Scotland’s first internationally recognised biosphere will almost double in size after having its status as a world-leading natural heritage site renewed to celebrate its tenth birthday.
The Galloway and South Ayrshire (GSA) site will grow to almost 10,000 square kilometres to include the birthplace of poet Robert Burns and Scotland’s most southernly point following the visit of a Unesco delegation.
The area received its special designation in July 2012 in recognition of its “world class environment for people and nature,” and joins the likes of Yellowstone National Park in the United States and the Black Forest in Germany among the zones listed across the world.
Biospheres are defined by Unesco as “learning places for sustainable development,” which allows for further cooperation between people and nature to tackle issues around conservation and climate change.
The GSA sphere currently covers 5,200 square kilometres but that will be upgraded to 9,800 over the next ten years.
The new area will include the Rhins of Galloway – the furthest south it is possible to go within Scotland – and the village of Alloway, where bard Burns was raised and set one of his most famous works, Tam O’Shanter.
Meriem Bouamrane, head of research and policy for the Unesco programme said: “The GSA Biosphere is an inspiring, internationally recognised place for living, which is reconciling conservation and sustainable use of biodiversity.
“We are absolutely delighted to announce that we will be renewing its designated status for a further ten years, including an expansion of its geographical boundary.”
She added: “It was the first Biosphere site designated in Scotland in 2012 and is part of the World Network of Biosphere Reserves, 748 sites in 134 countries, working together to reconcile humans within nature, in all ecosystems based on sound scientific and local knowledge and supporting economic activities respectful of the living.”

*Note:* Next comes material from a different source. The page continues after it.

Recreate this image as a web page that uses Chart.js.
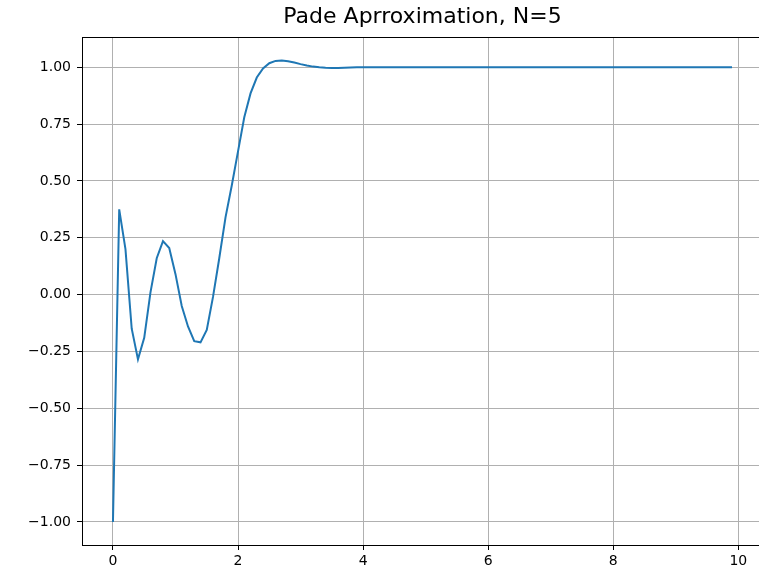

The delegation praised organisations for preserving and developing the sustainability of the area, including Silver Flowe, the most important patterned blanket bog in Britain, Merrick, identified by NatureScot as a nationally important wild land area and promoting the use of blackface wool from local producers.
GSA director Ed Forrest said: “Our renewed and expanded Unesco Biosphere designation will allow us to build on this and do so much more to support our vision for a just and equitable approach to life where people and the environment are both given equal consideration.
“The ultimate success of the biosphere will be when people no longer think about the actions they have to do to achieve this balance, but rather do them automatically because they have become societal norms.”